Écrit par : JF le démocrate | 16/09/2012

"Ce qui est certain, c'est que le retour à l'équilibre des comptes publics, quoiqu'en disent certains, doit être le plus rapide possible, que le plus vite possible, il soit vrai de dire : "Ça y est, la situation commence à s'améliorer"."

Très bien vu, je crois.

Et le "matraquage fiscal des gros revenus", sciemment annoncé pendant la campagne, accélère encore le cours du temps : ceux-là, qui se demandent s'ils investiront dans notre économie ou dans une autre, n'attendront pas cinq ans.
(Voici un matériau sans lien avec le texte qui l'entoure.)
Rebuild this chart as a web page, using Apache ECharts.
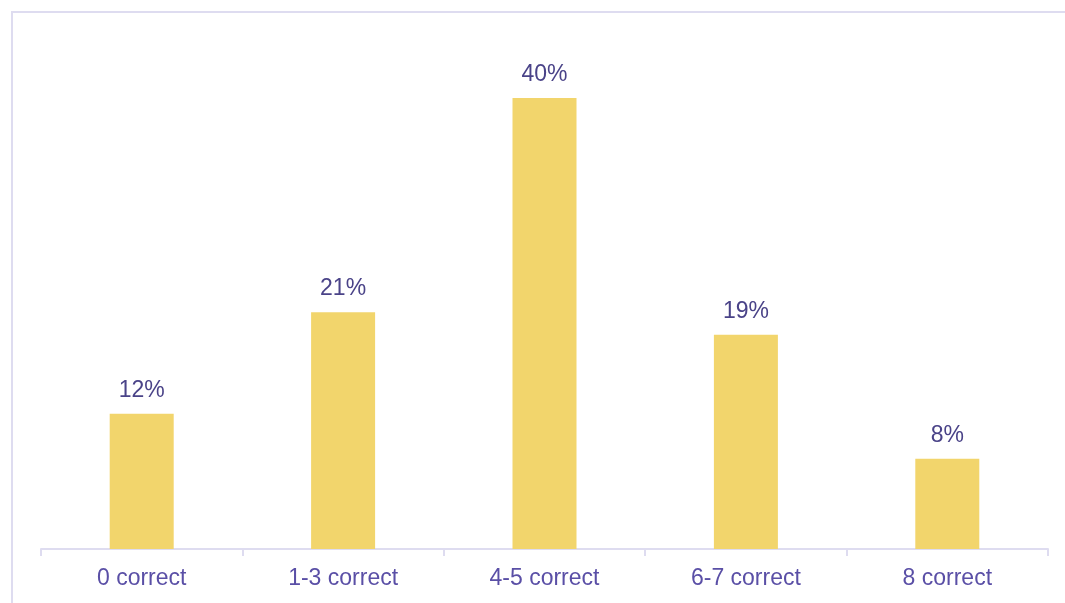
<!DOCTYPE html>
<html>
<head>
<meta charset="utf-8">
<script src="https://cdn.jsdelivr.net/npm/echarts@6/dist/echarts.min.js"></script>
<style>
  html, body { margin: 0; padding: 0; background: #fff; }
  #frame { position: absolute; left: 11px; top: 11px; right: 0; bottom: 0;
           border-top: 2px solid #dedcf0; border-left: 2px solid #dedcf0; }
  #chart { position: absolute; left: 0; top: 0; width: 1065px; height: 603px; }
</style>
</head>
<body>
<div id="frame"></div>
<div id="chart"></div>
<script>
const categories = ['0 correct', '1-3 correct', '4-5 correct', '6-7 correct', '8 correct'];
const shares = [12, 21, 40, 19, 8];

const chart = echarts.init(document.getElementById('chart'), null, { renderer: 'canvas' });
const option = {
  animation: false,
  grid: { left: 41, right: 17, top: 98, bottom: 54 },
  xAxis: {
    type: 'category',
    data: categories,
    axisLine: { show: true, lineStyle: { color: '#dedcf0', width: 2 } },
    axisTick: { show: true, length: 7, lineStyle: { color: '#dedcf0', width: 2 } },
    axisLabel: { color: '#5a4fa6', fontSize: 23, fontFamily: 'Liberation Sans, Arial, sans-serif', margin: 18 }
  },
  yAxis: {
    type: 'value',
    min: 0,
    max: 40,
    show: false,
    splitLine: { show: false }
  },
  series: [
    {
      type: 'bar',
      data: shares,
      barWidth: 64,
      itemStyle: { color: '#f2d56c' },
      label: {
        show: true,
        position: 'top',
        distance: 12,
        formatter: '{c}%',
        color: '#4a4388',
        fontSize: 23,
        fontFamily: 'Liberation Sans, Arial, sans-serif'
      }
    }
  ]
};
chart.setOption(option);
</script>
</body>
</html>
Écrit par : FrédéricLN | 26/09/2012

PS - par contre, je trouve quelque peu irénique ton explication du strauss-kahnisme (raccourci facile, ok, pour la doctrine PS "le business copain des réseaux de l'Etat a toujours raison"), par

"Mais la gauche, tétanisée par son improbable victoire aux points (les triangulaires du Front National), se sentait dans l'obligation de se justifier vis à vis de l'électorat modéré, et elle en fit trop"

Je n'ai pas le souvenir que l'électorat modéré soit descendu sur le pavé pour réclamer ni les baisses d'impôts, ni les stock-options dans les grandes entreprises, ni la privatisation partielle des autoroutes ASF, etc.

Il me semble que de solides copinages fourniraient une explication plus robuste.

Écrit par : FrédéricLN | 26/09/2012

@ FLN

Je pensais à la réforme des métiers et de l'environnement fiscal et juridique de la finance, par exemple, mais tu as raison.

Écrit par : Hervé Torchet | 27/09/2012

Et à la réflexion, ces mesures du gouvernement Jospin (baisses d'impôts, dérégulation de la finance) ont bien dû contribuer à répandre l'idée que, comme il l'avait dit ensuite par gaffe, "mon projet n'est pas socialiste".

Écrit par : FrédéricLN | 22/10/2012

@ FLN

Tu as raison, et pour en revenir à la situation actuelle, il doit bien y avoir un moyen terme entre les erreurs de dsk et le ''trop d'impôts'' actuel.